OK, so the agencies just shit in our own hemisphere, right? Wrong. Google the history of Iran the last 50 years. Wow, just wow. It's amazing that there are any Iranian people left who still like us; but there are because the ideals of the USA are powerful, even if the practice isn't. There's a lot of other crap in the Middle East and south Asia, those are just examples. Oh, the British were part of that too. I'm sure MI-6 or MI-69, or whatever it is they call themselves were all up in it too.
I bet we still don't know the half of how these 3-letter ass holes are meddling in world affairs in ways that have nothing to do with "keeping the peace" and everything to do with the selfish interests of people in power at the time, or some combination of "this will be good for us, and yeah, as a side effect it'll keep our enemies in check a bit even if it kills 100 million brown people".
Yeah. Kept the peace... riiiiight.
Which is precisely the problem. We who have forgotten the history of the USSR and East Germany, two surveillance states that collapsed under the institutional paranoia and economic deadweight of their own security bureaucracies, have condemned ourselves to repeat it.
For what it's worth (Cold War kid here), I'll make the tradeoffs as follows:
1) If it saves a region from devastation or prevents the collapse of human civilization, surveil away.
2) If it saves a city or prevents something that takes more than 1M lives, meh, OK, that might be worth giving up freedom. Because we sure as shit won't have freedom under martial law afterwards.
3) If it saves us from 9/11: I'll take the billion dollars and month's worth of automobile accidents any day over the trillions we've wasted since.
4) "Look at how much damage" Boston did? Dude, watch the six o'clock news every friggin' day. If that's the price of freedom, so be it. I'm not scared of terrorists. I'm scared shitless over people who can't do risk assessment.
Everyone's entitled to make their own mental tradeoffs for themselves. Growing up with an armed and capable adversary that could (even if it didn't particularly want to) end civilization with the push of a button, and reading stories of my parents/grandparents wars (in which millions died and any individual battle cost thousands of lives) gave my tolerance for risk-of-death-at-the-hands-of-wartime-enemy vs risk-of-death-due-to-ones-own-totalitarian-government what it is.
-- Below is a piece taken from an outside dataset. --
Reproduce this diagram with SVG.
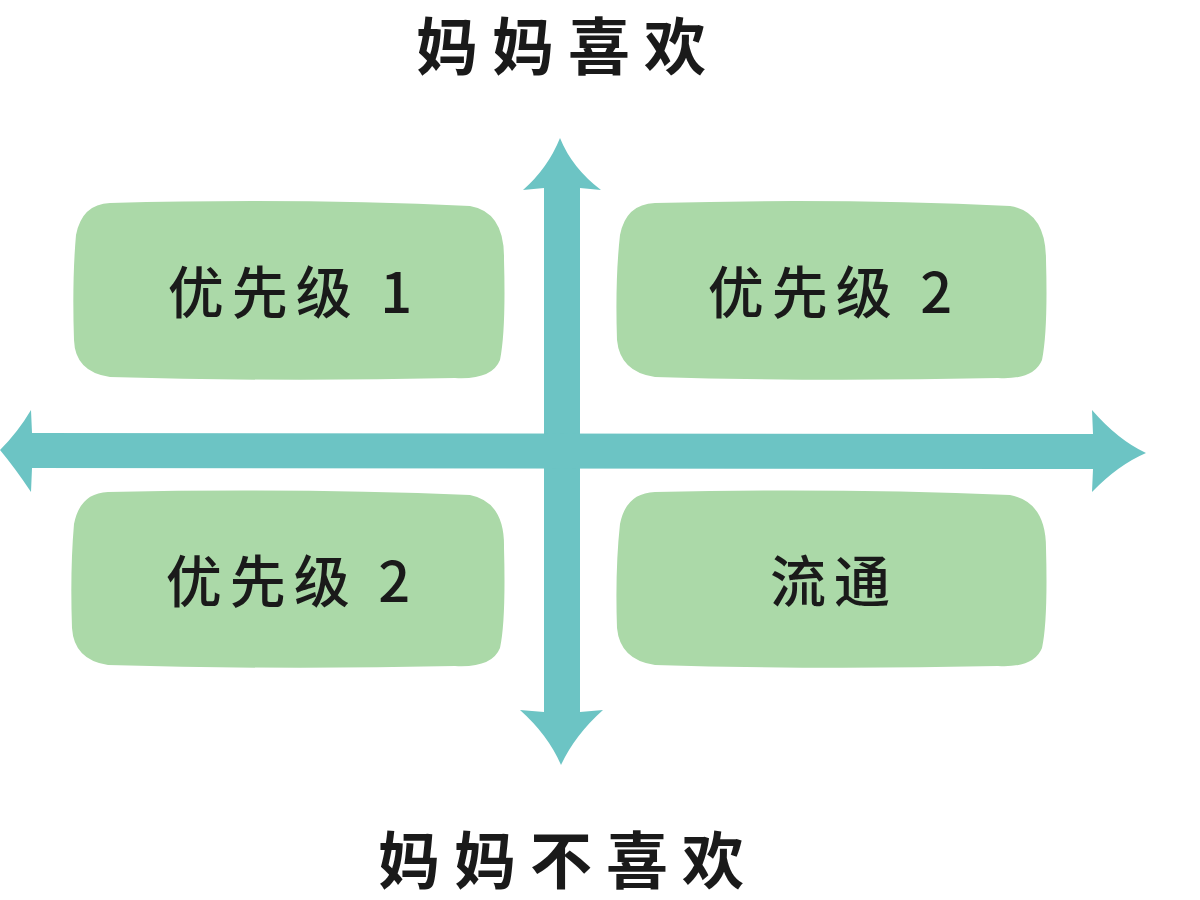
<svg xmlns="http://www.w3.org/2000/svg" width="1200" height="900" viewBox="0 0 1200 900">
<style>
.box{fill:#ABD9A8}
.arr{fill:#6CC4C4}
.t{font-family:"Noto Sans CJK SC","Noto Sans",sans-serif;fill:#1a1a1a;text-anchor:middle}
.title{font-size:62px;font-weight:700;letter-spacing:14px}
.lbl{font-size:56px;font-weight:500;letter-spacing:8px}
</style>
<rect width="1200" height="900" fill="#ffffff"/>
<g id="connectors">
  <path class="arr" d="M544 188 L523 190 Q548 168 560 138 Q572 168 601 190 L580 188 L580 712 L603 710 Q575 735 561 765 Q548 735 520 710 L544 712 Z"/>
  <path class="arr" d="M32 433 L31 410 Q18 432 0 450 Q15 468 31 492 L32 468 L1093 469 L1092 492 Q1118 465 1146 453 Q1118 440 1092 410 L1093 434 Z"/>
</g>
<g id="title-top"><text class="t title" x="568" y="70">妈妈喜欢</text></g>
<g id="title-bottom"><text class="t title" x="568" y="884">妈妈不喜欢</text></g>
<g id="node-tl">
  <path class="box" d="M110 203 Q300 198 470 206 Q505 212 504 260 Q506 330 500 360 Q492 380 455 378 Q280 382 110 377 Q75 372 74 340 Q72 280 76 235 Q82 204 110 203 Z"/>
  <text class="t lbl" x="294" y="313">优先级 1</text>
</g>
<g id="node-tr">
  <path class="box" d="M655 203 Q840 198 1010 206 Q1046 212 1046 260 Q1048 330 1042 360 Q1034 380 998 378 Q820 382 655 377 Q620 372 617 340 Q615 280 620 235 Q626 204 655 203 Z"/>
  <text class="t lbl" x="834" y="313">优先级 2</text>
</g>
<g id="node-bl">
  <path class="box" d="M108 492 Q300 488 470 495 Q505 502 504 548 Q506 620 500 648 Q492 668 455 666 Q280 670 108 665 Q74 660 72 628 Q70 570 74 524 Q80 493 108 492 Z"/>
  <text class="t lbl" x="292" y="602">优先级 2</text>
</g>
<g id="node-br">
  <path class="box" d="M655 492 Q840 488 1010 495 Q1046 502 1046 548 Q1048 620 1042 648 Q1034 668 998 666 Q820 670 655 665 Q620 660 617 628 Q615 570 620 524 Q626 493 655 492 Z"/>
  <text class="t lbl" x="834" y="602">流通</text>
</g>
</svg>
I'm not dissing "Kids these days...." -- if you grew up in the '90s, you grew up in an age in which "going to war" meant a few weeks of conflict and fewer than 300 US casuaties, (half of whom died from accidents or hardware malfunction vs. enemy fire!) If that's your idea of war, and if OKC or the Beirut Barracks Bombing was your idea of terrorism, I can't really blame you for saying "never again, even at the cost of our freedom" against 9/11. You just saw something that killed 10 times more Americans than Gulf War I, or any terrorist attack you saw in your lifetime. And it's easy to lose sight of what "our freedoms" mean when you don't have things like the USSR / Iron Curtain / rest of the Warsaw Pact for contrast them against.
I suppose it's a little easier to appreciate our freedoms now that we're gone and we're living in a surveillance state whose capabilities exceed Stalin's wildest dreams. When those who have that power start to abuse it -- and even if it hasn't happened yet, history is pretty clear that it's a when, not an if, and it doesn't matter who -- it's too late.
An old joke nearly served. The NSA is not a place where God coddles his minions.